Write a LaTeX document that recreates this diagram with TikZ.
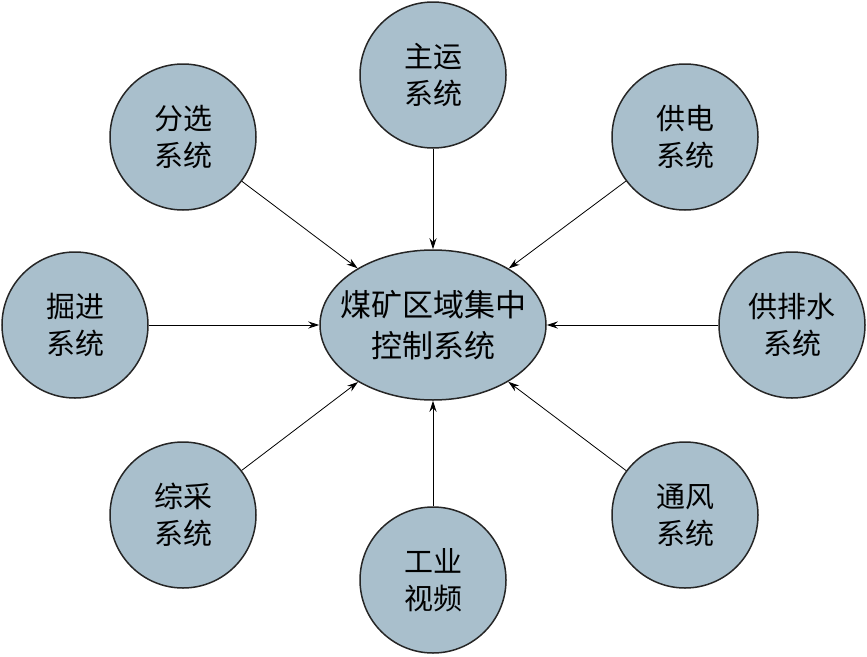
\documentclass[tikz,border=0pt]{standalone}
\usepackage{fontspec}
\setmainfont{Noto Sans CJK SC}
\usetikzlibrary{arrows.meta,shapes.geometric}
\begin{document}
\begin{tikzpicture}[x=1pt,y=-1pt,
  sub/.style={circle,draw=black!85,line width=1.5pt,fill=sysfill,minimum size=146pt,inner sep=0pt,align=center,font=\fontsize{29}{37}\selectfont},
  hub/.style={ellipse,draw=black!85,line width=1.5pt,fill=sysfill,minimum width=226pt,minimum height=150pt,inner sep=0pt},
  hubtext/.style={align=center,inner sep=0pt,font=\fontsize{31}{41}\selectfont},
  link/.style={-{Stealth[length=11pt,width=7pt]},line width=0.8pt}]
\definecolor{sysfill}{HTML}{A9BFCC}
\useasboundingbox (0,0) rectangle (867,656);
\node[hub] (c) at (433,325) {};
\node[hubtext] (ct) at (c.center) {煤矿区域集中\\控制系统};
\node[sub] (a) at (433,75) {主运\\系统};
\node[sub] (b) at (183,137) {分选\\系统};
\node[sub] (d) at (685,137) {供电\\系统};
\node[sub] (e) at (75,325) {掘进\\系统};
\node[sub] (f) at (792,325) {供排水\\系统};
\node[sub] (g) at (183,515) {综采\\系统};
\node[sub] (h) at (433,580) {工业\\视频};
\node[sub] (i) at (685,515) {通风\\系统};
\foreach \n in {a,b,d,e,f,g,h,i} \draw[link] (\n) -- (c);
\end{tikzpicture}
\end{document}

• [Exercise task]:
Quote the data exactly, leaving every image out of the copy.

• [Problem solution]:
Write a LaTeX document that recreates this diagram with TikZ.
\documentclass[tikz,border=0pt]{standalone}
\usepackage{fontspec}
\setmainfont{Noto Sans CJK SC}
\usetikzlibrary{arrows.meta,shapes.geometric}
\begin{document}
\begin{tikzpicture}[x=1pt,y=-1pt,
  sub/.style={circle,draw=black!85,line width=1.5pt,fill=sysfill,minimum size=146pt,inner sep=0pt,align=center,font=\fontsize{29}{37}\selectfont},
  hub/.style={ellipse,draw=black!85,line width=1.5pt,fill=sysfill,minimum width=226pt,minimum height=150pt,inner sep=0pt},
  hubtext/.style={align=center,inner sep=0pt,font=\fontsize{31}{41}\selectfont},
  link/.style={-{Stealth[length=11pt,width=7pt]},line width=0.8pt}]
\definecolor{sysfill}{HTML}{A9BFCC}
\useasboundingbox (0,0) rectangle (867,656);
\node[hub] (c) at (433,325) {};
\node[hubtext] (ct) at (c.center) {煤矿区域集中\\控制系统};
\node[sub] (a) at (433,75) {主运\\系统};
\node[sub] (b) at (183,137) {分选\\系统};
\node[sub] (d) at (685,137) {供电\\系统};
\node[sub] (e) at (75,325) {掘进\\系统};
\node[sub] (f) at (792,325) {供排水\\系统};
\node[sub] (g) at (183,515) {综采\\系统};
\node[sub] (h) at (433,580) {工业\\视频};
\node[sub] (i) at (685,515) {通风\\系统};
\foreach \n in {a,b,d,e,f,g,h,i} \draw[link] (\n) -- (c);
\end{tikzpicture}
\end{document}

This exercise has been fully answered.